Friday, May 18, 2012

Jazz and crime fiction mix well

I’m a sucker for a good mystery. I’ve pretty much devoured the outpouring of crime-related  fictional works by Sue Grafton, J. A. Jance, and Tony Hillerman, as well as Nora Roberts’ J.D. Robb series about homicide detective Eve Dallas, who solves crimes set about 40 years in the future and is married to the richest man on the planet. Once I get my hands on a new one, it’s pretty much uninterrupted read time. That goes for the jazz-related mysteries as well, which got me to thinking this week about why jazz and fictional crime blend so well together.


Drummer Bill Moody has had consistent success since 1994 with his Evan Horne series about a crime-solving pianist based in Los Angeles but also sleuthing at times in Las Vegas. There are seven of them, the most receipt being 2011’s Fade to Blue: An Evan Horne Mystery. It is best to start with Solo Hand and work your way chronologically through the series. Three of the books touch on or explore mysterious elements in the deaths of Wardell Grey, Clifford Brown and Chet Baker, adding another dose of fascination for those knowledgeable about the jazz scene.

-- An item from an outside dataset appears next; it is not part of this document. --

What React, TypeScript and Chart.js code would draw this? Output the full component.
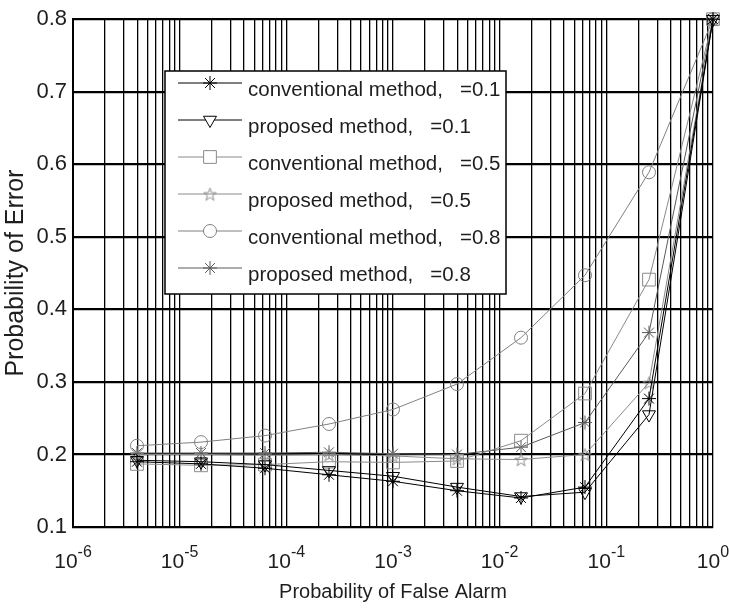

Moody’s latest is not an Evan Horne book. It has a different sort of intrigue on a transatlantic scale. Czechmate: The Spy Who Played Jazz involves 1960s Cold War Europe, something that’s more akin to John LeCarre.



 
Joan Merrill, a Pacific Northwest-based writer, producer and manager of jazz artists, has added her own twist to the jazz-tinged crime-solving genre with three (so far) Casey McKie mysteries. McKie is a San Francisco private investigator whose closest friend is a septuagenarian jazz singer/club owner. The thirty-something PI looks into various suspected crimes at the request of the friend, Dee Jefferson, who used to sing with the King Basington Band. (How’s that for a literary mash-up of Count Basie and Duke Ellington?) 



Merrill’s first book in her series was 2009’s And All That Murder about the death of a club owner. Then came 2010’s And All That Sea about a musicians’ benefactor known as “The Countess” who vanishes while aboard a jazz cruise. The latest, just out, concerns someone who is stalking and killing rising or aspiring young jazz singers. It’s called And All That Stalking.

The sagas that unfold in Merrill’s books, as well as Moody’s, are well done. So are the way they capture the realities, the flavors and the challenges of the jazz scene from the perspectives of the performer, the club owner, the hard-core fan and the casual listener. Read them in order and enjoy. You too may wonder why jazz, murders and fiction mix so well.